**WRITTEN PROBLEM**
With the images removed, repeat the data below exactly.

**RECORDED DATA**
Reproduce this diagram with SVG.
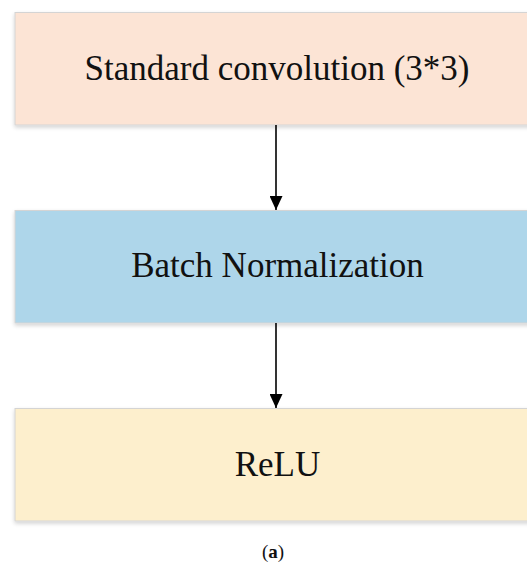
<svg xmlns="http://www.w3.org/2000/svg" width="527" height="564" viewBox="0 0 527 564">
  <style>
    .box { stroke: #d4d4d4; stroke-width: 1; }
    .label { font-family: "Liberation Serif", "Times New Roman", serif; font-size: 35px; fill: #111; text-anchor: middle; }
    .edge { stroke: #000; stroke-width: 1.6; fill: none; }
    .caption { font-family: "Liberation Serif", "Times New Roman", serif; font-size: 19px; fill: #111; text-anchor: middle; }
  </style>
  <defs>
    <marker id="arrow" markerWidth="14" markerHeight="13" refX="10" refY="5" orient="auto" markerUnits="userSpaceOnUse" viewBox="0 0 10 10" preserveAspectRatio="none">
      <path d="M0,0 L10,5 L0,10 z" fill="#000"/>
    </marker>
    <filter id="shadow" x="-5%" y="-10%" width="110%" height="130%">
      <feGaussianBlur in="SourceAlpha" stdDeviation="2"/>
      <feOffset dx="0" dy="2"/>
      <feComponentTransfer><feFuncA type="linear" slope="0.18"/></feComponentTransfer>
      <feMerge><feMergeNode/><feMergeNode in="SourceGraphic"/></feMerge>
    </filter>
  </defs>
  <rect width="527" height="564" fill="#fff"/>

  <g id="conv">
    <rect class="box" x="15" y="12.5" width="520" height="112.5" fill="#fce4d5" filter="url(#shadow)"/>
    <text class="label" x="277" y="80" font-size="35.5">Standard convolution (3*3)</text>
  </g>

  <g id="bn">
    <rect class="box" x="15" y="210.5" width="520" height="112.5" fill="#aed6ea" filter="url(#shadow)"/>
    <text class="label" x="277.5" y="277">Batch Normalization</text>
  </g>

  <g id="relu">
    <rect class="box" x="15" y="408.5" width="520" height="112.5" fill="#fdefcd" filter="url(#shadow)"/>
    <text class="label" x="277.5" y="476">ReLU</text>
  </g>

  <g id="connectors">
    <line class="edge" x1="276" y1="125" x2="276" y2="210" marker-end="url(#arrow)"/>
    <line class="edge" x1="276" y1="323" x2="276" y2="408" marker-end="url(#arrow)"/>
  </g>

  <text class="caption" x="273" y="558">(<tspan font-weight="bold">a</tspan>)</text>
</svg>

**ANSWER TO THIS EXERCISE**
Reproduce this diagram with SVG.
<svg xmlns="http://www.w3.org/2000/svg" width="527" height="564" viewBox="0 0 527 564">
  <style>
    .box { stroke: #d4d4d4; stroke-width: 1; }
    .label { font-family: "Liberation Serif", "Times New Roman", serif; font-size: 35px; fill: #111; text-anchor: middle; }
    .edge { stroke: #000; stroke-width: 1.6; fill: none; }
    .caption { font-family: "Liberation Serif", "Times New Roman", serif; font-size: 19px; fill: #111; text-anchor: middle; }
  </style>
  <defs>
    <marker id="arrow" markerWidth="14" markerHeight="13" refX="10" refY="5" orient="auto" markerUnits="userSpaceOnUse" viewBox="0 0 10 10" preserveAspectRatio="none">
      <path d="M0,0 L10,5 L0,10 z" fill="#000"/>
    </marker>
    <filter id="shadow" x="-5%" y="-10%" width="110%" height="130%">
      <feGaussianBlur in="SourceAlpha" stdDeviation="2"/>
      <feOffset dx="0" dy="2"/>
      <feComponentTransfer><feFuncA type="linear" slope="0.18"/></feComponentTransfer>
      <feMerge><feMergeNode/><feMergeNode in="SourceGraphic"/></feMerge>
    </filter>
  </defs>
  <rect width="527" height="564" fill="#fff"/>

  <g id="conv">
    <rect class="box" x="15" y="12.5" width="520" height="112.5" fill="#fce4d5" filter="url(#shadow)"/>
    <text class="label" x="277" y="80" font-size="35.5">Standard convolution (3*3)</text>
  </g>

  <g id="bn">
    <rect class="box" x="15" y="210.5" width="520" height="112.5" fill="#aed6ea" filter="url(#shadow)"/>
    <text class="label" x="277.5" y="277">Batch Normalization</text>
  </g>

  <g id="relu">
    <rect class="box" x="15" y="408.5" width="520" height="112.5" fill="#fdefcd" filter="url(#shadow)"/>
    <text class="label" x="277.5" y="476">ReLU</text>
  </g>

  <g id="connectors">
    <line class="edge" x1="276" y1="125" x2="276" y2="210" marker-end="url(#arrow)"/>
    <line class="edge" x1="276" y1="323" x2="276" y2="408" marker-end="url(#arrow)"/>
  </g>

  <text class="caption" x="273" y="558">(<tspan font-weight="bold">a</tspan>)</text>
</svg>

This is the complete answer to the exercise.